As Eric Naslund makes clear, his proof can be adjusted to deal with the $2$, and most reasonable variants that involve a fixed number $n$ of terms. The following is a very elementary argument for a much weaker result.
Let $q_1,q_2,\dots, q_{n}$ be a non-empty list of odd primes such that the list contains an even number (possibly $0$) of primes of the form $6k-1$. Then $2q_1q_2\cdots q_{n}$ is congruent to $2$ modulo $3$, and hence $2q_1q_2\cdots q_{n}+1$ is divisible by $3$. Since this number is greater than $3$, it is composite.
As a variant, let $p_0=2$, $p_1=3$, $p_2=5$, and so on. Let $a_n=p_0p_2p_3\cdots p_n+1$. (Note that we are skipping the prime $3$.) Then the sequence $(a_n)$ contains infinitely many composite numbers.
The proof uses nothing more than Euclid's Theorem.
It can be proved, by a mild variant of Euclid's proof, that there are infinitely many primes of the form $6k-1$. (There are also infinitely many of the form $6k+1$, but the proof is a little harder.)
From the fact that there are infinitely many primes of the form $6k-1$, we can, by taking an even number of them, and if necessary adding $5$ to the list, produce, for any fixed $n>1$, infinitely many $n$-tuples $(q_1,q_2,\dots,q_n)$ of distinct primes such that $2q_1q_2\cdots q_n +1$ is composite. The fact that there are infinitely many primes of the form $6k+1$ gives us in addition the result for $n=1$.

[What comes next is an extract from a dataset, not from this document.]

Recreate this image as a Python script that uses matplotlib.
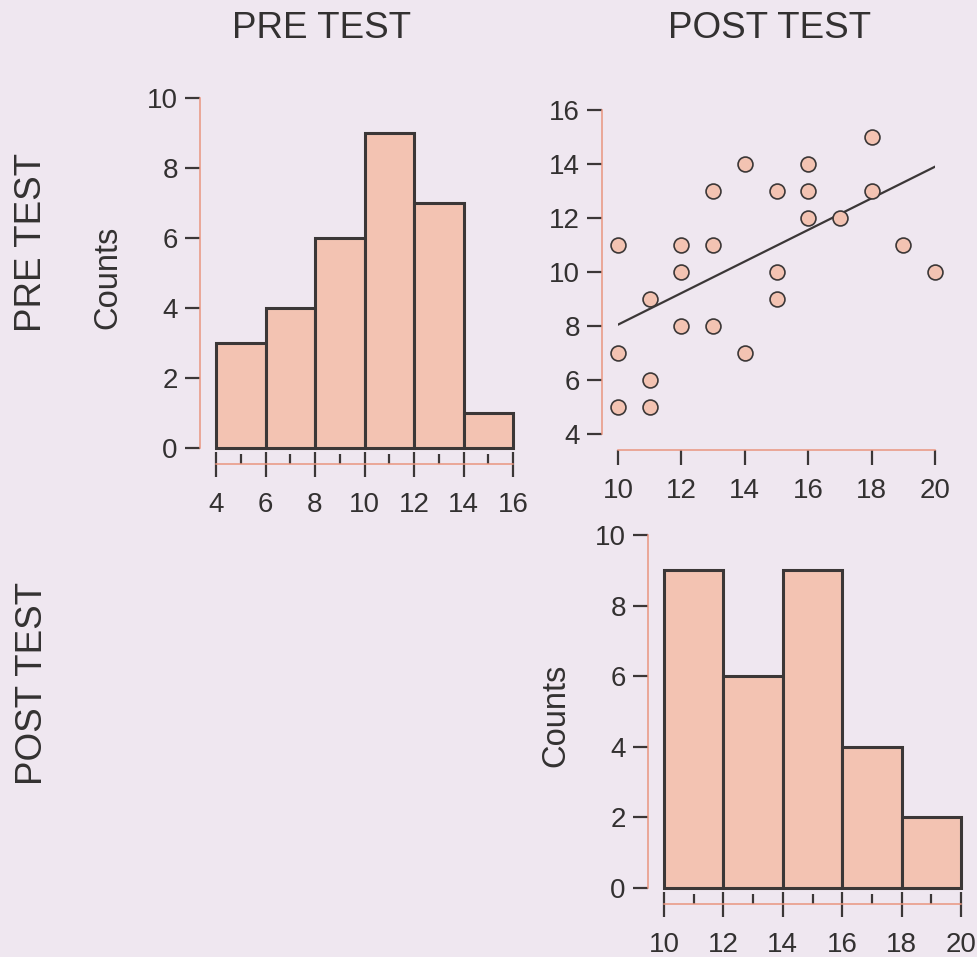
import numpy as np
import matplotlib
matplotlib.use("Agg")
import matplotlib.pyplot as plt
from matplotlib.ticker import MultipleLocator

# data
variables = ["PRE TEST", "POST TEST"]

pre_edges = [4, 6, 8, 10, 12, 14, 16]
pre_counts = [3, 4, 6, 9, 7, 1]

post_edges = [10, 12, 14, 16, 18, 20]
post_counts = [9, 6, 9, 4, 2]

# scatter: x = POST TEST, y = PRE TEST
post_x = [10, 10, 10, 11, 11, 11, 12, 12, 12, 13, 13, 13, 14, 14,
          15, 15, 15, 16, 16, 16, 17, 18, 18, 19, 20]
pre_y = [11, 7, 5, 9, 6, 5, 11, 10, 8, 13, 11, 8, 14, 7,
         13, 10, 9, 14, 13, 12, 12, 15, 13, 11, 10]
fit_intercept = 2.2
fit_slope = 0.585

bg = "#efe7f0"
fill = "#f3c3b2"
edge = "#3b3737"
spine_col = "#e9957f"
txt = "#333131"

plt.rcParams['font.family'] = ['Liberation Sans', 'DejaVu Sans']

W, H = 977, 957
fig = plt.figure(figsize=(W / 100, H / 100), dpi=100, facecolor=bg)


def px_axes(left, top, right, bottom):
    return fig.add_axes([left / W, 1 - bottom / H, (right - left) / W, (bottom - top) / H])


def style(ax, xb, yb):
    ax.set_facecolor("none")
    for s in ["top", "right"]:
        ax.spines[s].set_visible(False)
    for s in ["left", "bottom"]:
        ax.spines[s].set_position(("outward", 11.5))
        ax.spines[s].set_color(spine_col)
        ax.spines[s].set_linewidth(1.1)
    ax.spines["bottom"].set_bounds(*xb)
    ax.spines["left"].set_bounds(*yb)
    ax.tick_params(axis="y", direction="out", length=11, width=1.6, color=edge,
                   labelsize=20, labelcolor=txt, pad=5)


def histo(ax, edges, counts):
    widths = np.diff(edges)
    ax.bar(edges[:-1], counts, width=widths, align="edge", color=fill,
           edgecolor=edge, linewidth=2.2, clip_on=False)
    ax.set_xlim(edges[0], edges[-1])
    ax.set_ylim(0, 10)
    style(ax, (edges[0], edges[-1]), (0, 10))
    ax.xaxis.set_major_locator(MultipleLocator(2))
    ax.xaxis.set_minor_locator(MultipleLocator(1))
    ax.yaxis.set_major_locator(MultipleLocator(2))
    ax.tick_params(axis="x", which="major", direction="inout", length=18, width=1.6,
                   color=edge, labelsize=20, labelcolor=txt, pad=11)
    ax.tick_params(axis="x", which="minor", direction="in", length=7, width=1.6, color=edge)


# pre test histogram
ax1 = px_axes(216, 98, 513, 448)
histo(ax1, pre_edges, pre_counts)

# post test histogram
ax3 = px_axes(664, 535, 961, 888)
histo(ax3, post_edges, post_counts)

# scatter with regression line
ax2 = px_axes(618, 110, 935, 434)
ax2.scatter(post_x, pre_y, s=115, color=fill, edgecolor=edge, linewidth=1.2,
            zorder=3, clip_on=False)
xs = np.array([10, 20])
ax2.plot(xs, fit_intercept + fit_slope * xs, color=edge, linewidth=1.6, zorder=2)
ax2.set_xlim(10, 20)
ax2.set_ylim(4, 16)
style(ax2, (10, 20), (4, 16))
ax2.xaxis.set_major_locator(MultipleLocator(2))
ax2.yaxis.set_major_locator(MultipleLocator(2))
ax2.tick_params(axis="x", direction="out", length=11, width=1.6, color=edge,
                labelsize=20, labelcolor=txt, pad=9)

# labels
fig.text(322 / W, 1 - 28 / H, variables[0], ha="center", va="center", fontsize=26.5, color=txt)
fig.text(770 / W, 1 - 28 / H, variables[1], ha="center", va="center", fontsize=26.5, color=txt)
fig.text(32 / W, 1 - 242 / H, variables[0], ha="center", va="center", fontsize=26.5,
         color=txt, rotation=90)
fig.text(33 / W, 1 - 683 / H, variables[1], ha="center", va="center", fontsize=26.5,
         color=txt, rotation=90)
fig.text(108 / W, 1 - 277 / H, "Counts", ha="center", va="center", fontsize=23.5,
         color=txt, rotation=90)
fig.text(556 / W, 1 - 715 / H, "Counts", ha="center", va="center", fontsize=23.5,
         color=txt, rotation=90)

fig.savefig("out.png", dpi=100, facecolor=bg)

Comment: The numbers $a_n=p_0p_2p_3\cdots p_n+1$ mentioned in the solution are close relatives of $b_n=p_0p_1p_2\cdots p_n+1$. But while the proof that the sequence $(a_n)$ has infinitely many composites was elementary, at this time it is not known whether the sequence $(b_n)$ has infinitely many composites.